Springer Series in Information Sciences - 3: Pitch Determination of Speech Signals
Algorithms and Devices
- 700 pages
- 25 hours of reading
Pitch, encompassing fundamental frequency (FO) and fundamental period (TO), is crucial in the acoustic speech signal, primarily determining prosodic information. The ear is significantly more sensitive to changes in fundamental frequency than to other speech parameters. Consequently, the quality of vocoded speech relies heavily on accurate pitch measurement, underscoring the need for reliable methods. Although it may seem straightforward to detect the fundamental frequency or period of a quasi-periodic signal, pitch determination is one of the most challenging problems in speech analysis for several reasons. Firstly, speech is inherently nonstationary; the vocal tract's position can change abruptly, causing significant variations in the signal's temporal structure, making the assumption of a quasi-periodic signal often unrealistic.
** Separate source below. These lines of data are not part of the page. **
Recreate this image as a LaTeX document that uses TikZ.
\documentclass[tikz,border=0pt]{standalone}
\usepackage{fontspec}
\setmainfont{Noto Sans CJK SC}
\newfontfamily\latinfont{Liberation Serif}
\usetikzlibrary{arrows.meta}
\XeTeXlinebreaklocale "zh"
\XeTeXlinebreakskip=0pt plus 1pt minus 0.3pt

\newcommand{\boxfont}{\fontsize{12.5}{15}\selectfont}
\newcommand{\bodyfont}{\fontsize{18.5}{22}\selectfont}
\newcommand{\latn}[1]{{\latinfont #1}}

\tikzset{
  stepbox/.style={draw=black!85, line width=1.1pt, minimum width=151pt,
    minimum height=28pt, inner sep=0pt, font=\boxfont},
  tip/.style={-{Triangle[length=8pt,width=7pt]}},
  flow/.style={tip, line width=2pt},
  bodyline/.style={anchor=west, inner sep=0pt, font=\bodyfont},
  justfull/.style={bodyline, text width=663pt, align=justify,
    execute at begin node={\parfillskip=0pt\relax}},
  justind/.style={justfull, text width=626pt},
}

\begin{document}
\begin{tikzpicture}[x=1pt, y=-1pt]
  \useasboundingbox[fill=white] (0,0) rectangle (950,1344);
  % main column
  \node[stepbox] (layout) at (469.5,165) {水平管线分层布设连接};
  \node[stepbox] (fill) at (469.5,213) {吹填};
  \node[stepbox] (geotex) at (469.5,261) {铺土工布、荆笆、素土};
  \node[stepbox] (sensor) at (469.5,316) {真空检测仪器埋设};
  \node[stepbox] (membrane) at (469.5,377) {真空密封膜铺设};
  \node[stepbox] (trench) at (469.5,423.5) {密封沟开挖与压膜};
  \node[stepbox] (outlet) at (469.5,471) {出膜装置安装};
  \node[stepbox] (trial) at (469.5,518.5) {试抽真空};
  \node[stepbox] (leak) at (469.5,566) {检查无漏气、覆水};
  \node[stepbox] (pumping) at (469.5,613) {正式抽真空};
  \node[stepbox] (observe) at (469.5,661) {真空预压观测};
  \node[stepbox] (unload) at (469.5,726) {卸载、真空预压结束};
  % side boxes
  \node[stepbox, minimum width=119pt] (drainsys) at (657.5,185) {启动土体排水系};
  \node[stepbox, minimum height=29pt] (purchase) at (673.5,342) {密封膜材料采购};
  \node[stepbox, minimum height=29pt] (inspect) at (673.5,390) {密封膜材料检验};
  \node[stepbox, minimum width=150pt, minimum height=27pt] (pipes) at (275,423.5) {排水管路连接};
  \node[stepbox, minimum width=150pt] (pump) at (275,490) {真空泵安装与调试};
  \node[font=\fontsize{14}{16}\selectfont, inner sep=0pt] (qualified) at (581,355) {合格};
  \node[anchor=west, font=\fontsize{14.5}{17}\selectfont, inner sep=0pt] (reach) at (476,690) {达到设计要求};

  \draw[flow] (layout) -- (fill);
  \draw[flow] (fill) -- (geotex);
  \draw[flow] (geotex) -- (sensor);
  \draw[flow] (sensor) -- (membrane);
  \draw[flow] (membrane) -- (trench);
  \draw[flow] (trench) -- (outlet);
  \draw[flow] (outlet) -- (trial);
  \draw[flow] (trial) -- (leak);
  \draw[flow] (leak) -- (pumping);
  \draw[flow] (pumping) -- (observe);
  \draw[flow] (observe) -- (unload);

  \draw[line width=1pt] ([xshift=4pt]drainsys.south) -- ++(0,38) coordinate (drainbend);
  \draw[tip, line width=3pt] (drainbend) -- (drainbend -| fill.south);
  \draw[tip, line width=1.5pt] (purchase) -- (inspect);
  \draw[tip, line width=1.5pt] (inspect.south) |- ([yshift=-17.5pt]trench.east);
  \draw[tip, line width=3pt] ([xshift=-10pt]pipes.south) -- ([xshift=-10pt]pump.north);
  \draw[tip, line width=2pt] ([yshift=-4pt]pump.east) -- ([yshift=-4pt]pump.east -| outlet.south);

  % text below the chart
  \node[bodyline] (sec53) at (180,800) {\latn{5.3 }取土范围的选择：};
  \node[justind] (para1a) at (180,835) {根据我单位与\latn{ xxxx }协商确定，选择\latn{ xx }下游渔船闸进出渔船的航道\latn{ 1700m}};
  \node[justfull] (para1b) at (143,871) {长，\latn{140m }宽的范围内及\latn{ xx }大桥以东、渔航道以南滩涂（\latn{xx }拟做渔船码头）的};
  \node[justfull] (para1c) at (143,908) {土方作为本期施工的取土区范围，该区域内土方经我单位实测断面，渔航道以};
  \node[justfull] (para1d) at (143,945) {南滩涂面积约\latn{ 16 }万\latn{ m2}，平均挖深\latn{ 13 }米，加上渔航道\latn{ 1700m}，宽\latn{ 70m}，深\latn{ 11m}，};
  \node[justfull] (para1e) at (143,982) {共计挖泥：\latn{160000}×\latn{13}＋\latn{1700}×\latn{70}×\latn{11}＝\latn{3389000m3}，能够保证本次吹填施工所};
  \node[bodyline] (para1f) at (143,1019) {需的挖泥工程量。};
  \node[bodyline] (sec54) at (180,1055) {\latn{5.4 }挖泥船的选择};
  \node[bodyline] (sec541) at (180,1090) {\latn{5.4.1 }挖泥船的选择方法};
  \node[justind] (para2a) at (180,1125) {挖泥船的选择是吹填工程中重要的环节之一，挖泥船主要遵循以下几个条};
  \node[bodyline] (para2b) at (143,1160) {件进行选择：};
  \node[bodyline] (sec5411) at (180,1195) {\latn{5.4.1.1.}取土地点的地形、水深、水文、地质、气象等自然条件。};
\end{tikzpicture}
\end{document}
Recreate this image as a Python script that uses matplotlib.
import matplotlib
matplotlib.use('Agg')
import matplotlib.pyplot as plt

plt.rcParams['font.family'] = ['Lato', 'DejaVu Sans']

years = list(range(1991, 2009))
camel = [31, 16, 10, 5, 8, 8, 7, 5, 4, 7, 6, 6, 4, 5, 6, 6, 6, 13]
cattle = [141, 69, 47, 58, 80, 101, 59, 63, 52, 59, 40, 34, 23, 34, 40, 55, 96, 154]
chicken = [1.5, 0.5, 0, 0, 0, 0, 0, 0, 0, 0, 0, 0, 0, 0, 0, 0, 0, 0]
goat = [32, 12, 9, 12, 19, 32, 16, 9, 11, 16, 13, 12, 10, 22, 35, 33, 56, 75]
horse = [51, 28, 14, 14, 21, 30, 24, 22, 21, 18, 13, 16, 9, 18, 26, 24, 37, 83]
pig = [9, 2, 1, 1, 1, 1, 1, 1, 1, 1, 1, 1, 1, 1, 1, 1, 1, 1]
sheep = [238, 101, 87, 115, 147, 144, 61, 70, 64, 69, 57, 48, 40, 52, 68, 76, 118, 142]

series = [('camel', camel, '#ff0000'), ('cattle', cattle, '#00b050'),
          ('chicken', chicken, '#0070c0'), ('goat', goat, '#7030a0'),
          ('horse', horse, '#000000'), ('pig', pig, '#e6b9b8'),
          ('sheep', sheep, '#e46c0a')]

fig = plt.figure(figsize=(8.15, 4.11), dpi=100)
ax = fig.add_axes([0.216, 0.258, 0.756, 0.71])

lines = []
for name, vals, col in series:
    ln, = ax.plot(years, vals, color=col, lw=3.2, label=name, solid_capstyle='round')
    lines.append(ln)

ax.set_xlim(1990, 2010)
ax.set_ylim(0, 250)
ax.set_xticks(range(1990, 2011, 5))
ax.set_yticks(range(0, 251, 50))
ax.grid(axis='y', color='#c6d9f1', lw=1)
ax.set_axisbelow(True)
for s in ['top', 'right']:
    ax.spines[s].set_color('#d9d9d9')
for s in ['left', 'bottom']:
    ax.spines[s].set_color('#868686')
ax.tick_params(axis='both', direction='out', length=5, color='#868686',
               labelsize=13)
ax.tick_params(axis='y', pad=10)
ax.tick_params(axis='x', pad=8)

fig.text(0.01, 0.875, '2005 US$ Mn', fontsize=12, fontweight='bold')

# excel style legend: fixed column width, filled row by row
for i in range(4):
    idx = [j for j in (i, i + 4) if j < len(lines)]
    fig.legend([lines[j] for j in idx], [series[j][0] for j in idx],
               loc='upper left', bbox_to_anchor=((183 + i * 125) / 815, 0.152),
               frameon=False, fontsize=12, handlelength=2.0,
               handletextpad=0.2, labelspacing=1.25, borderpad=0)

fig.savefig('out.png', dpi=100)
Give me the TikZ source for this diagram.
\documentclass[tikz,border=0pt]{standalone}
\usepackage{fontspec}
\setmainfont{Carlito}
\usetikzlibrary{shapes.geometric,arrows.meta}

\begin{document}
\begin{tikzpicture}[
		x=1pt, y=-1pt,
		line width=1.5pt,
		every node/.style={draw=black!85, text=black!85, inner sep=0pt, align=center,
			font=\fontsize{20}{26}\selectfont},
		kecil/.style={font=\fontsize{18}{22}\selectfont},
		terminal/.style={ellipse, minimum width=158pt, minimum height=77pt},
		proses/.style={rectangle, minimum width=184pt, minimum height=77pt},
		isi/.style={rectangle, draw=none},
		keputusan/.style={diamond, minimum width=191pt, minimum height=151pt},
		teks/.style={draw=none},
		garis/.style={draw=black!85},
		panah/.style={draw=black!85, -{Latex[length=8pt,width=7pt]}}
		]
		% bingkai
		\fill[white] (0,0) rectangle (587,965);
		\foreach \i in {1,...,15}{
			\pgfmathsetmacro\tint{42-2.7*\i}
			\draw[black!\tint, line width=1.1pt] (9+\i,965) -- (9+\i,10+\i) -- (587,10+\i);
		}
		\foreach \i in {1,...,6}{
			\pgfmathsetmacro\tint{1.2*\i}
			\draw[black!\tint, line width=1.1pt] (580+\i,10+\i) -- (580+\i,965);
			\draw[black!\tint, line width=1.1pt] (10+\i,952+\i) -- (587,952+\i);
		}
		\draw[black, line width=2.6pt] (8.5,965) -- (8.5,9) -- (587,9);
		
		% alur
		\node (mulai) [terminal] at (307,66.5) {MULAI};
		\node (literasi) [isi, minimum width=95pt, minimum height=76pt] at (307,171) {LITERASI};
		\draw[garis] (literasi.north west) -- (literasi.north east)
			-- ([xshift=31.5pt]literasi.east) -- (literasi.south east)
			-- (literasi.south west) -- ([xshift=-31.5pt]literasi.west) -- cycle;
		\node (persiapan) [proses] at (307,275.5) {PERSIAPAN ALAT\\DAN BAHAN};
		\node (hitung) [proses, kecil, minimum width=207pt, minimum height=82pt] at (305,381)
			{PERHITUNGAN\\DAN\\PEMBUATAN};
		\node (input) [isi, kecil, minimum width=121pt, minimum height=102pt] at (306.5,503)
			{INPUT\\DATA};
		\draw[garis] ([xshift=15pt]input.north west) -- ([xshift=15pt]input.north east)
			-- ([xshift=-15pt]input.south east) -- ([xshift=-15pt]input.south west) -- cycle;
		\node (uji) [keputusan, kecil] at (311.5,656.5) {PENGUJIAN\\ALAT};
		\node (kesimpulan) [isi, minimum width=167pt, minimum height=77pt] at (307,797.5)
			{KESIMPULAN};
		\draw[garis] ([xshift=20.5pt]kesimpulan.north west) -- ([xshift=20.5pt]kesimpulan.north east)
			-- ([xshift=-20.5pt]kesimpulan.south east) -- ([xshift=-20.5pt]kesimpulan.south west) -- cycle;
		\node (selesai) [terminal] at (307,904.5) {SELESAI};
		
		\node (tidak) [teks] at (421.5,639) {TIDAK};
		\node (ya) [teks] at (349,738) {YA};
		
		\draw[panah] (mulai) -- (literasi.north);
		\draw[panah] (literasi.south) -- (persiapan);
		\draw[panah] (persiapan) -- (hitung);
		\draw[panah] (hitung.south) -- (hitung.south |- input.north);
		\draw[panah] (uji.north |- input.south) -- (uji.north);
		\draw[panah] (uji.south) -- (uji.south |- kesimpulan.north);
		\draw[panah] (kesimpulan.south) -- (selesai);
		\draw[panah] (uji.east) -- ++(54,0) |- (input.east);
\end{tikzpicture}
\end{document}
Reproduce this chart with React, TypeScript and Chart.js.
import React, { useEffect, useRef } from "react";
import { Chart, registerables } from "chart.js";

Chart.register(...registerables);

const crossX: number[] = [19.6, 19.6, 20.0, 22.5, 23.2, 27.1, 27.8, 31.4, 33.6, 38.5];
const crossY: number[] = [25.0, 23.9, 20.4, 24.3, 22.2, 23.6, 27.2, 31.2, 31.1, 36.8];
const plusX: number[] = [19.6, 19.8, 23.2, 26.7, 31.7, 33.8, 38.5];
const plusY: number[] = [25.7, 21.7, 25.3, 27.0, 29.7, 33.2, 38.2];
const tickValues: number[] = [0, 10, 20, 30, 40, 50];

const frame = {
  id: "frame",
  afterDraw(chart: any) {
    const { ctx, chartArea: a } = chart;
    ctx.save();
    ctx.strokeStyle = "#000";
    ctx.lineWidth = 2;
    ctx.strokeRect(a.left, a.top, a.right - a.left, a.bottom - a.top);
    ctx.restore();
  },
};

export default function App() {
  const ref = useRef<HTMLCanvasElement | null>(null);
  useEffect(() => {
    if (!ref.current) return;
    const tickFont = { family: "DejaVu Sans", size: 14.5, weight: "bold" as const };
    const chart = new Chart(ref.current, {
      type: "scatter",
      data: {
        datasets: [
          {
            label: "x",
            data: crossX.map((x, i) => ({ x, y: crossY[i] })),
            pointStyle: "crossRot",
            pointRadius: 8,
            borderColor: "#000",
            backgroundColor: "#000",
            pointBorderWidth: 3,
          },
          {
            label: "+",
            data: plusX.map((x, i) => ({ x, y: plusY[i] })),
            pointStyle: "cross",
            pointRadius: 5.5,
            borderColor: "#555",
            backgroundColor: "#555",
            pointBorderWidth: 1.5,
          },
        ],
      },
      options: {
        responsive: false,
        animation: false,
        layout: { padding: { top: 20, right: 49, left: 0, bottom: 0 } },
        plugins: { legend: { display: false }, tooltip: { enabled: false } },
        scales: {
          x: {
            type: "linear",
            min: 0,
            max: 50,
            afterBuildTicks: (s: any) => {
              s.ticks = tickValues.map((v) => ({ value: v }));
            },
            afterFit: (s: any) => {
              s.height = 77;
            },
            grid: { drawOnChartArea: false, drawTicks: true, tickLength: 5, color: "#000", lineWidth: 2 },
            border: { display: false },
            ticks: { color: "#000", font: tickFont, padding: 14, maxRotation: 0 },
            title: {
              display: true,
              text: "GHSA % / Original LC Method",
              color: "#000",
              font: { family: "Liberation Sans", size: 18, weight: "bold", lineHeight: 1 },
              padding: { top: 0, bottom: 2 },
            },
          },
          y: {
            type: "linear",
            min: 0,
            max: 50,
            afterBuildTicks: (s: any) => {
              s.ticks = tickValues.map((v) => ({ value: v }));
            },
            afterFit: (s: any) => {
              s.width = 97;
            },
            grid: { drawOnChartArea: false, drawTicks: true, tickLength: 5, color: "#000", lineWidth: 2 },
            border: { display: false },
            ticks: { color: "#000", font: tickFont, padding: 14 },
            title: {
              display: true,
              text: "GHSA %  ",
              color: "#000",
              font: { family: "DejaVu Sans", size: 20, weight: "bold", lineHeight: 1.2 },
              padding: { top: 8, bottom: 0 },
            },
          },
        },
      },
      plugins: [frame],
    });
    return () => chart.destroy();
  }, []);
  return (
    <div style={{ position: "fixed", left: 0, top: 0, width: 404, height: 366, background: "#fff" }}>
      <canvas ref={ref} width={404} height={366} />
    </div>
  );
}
Secondly, the flexibility of the human vocal tract and the diversity of voices contribute to a wide range of possible temporal structures. Additionally, narrow-band formants at low harmonics, particularly at the second or third harmonic, complicate the analysis further. Lastly, for any given speech signal from an unknown speaker, the fundamental frequency can fluctuate across a range of nearly four octaves (50 to 800 Hz), adding to the complexity of accurate pitch determination.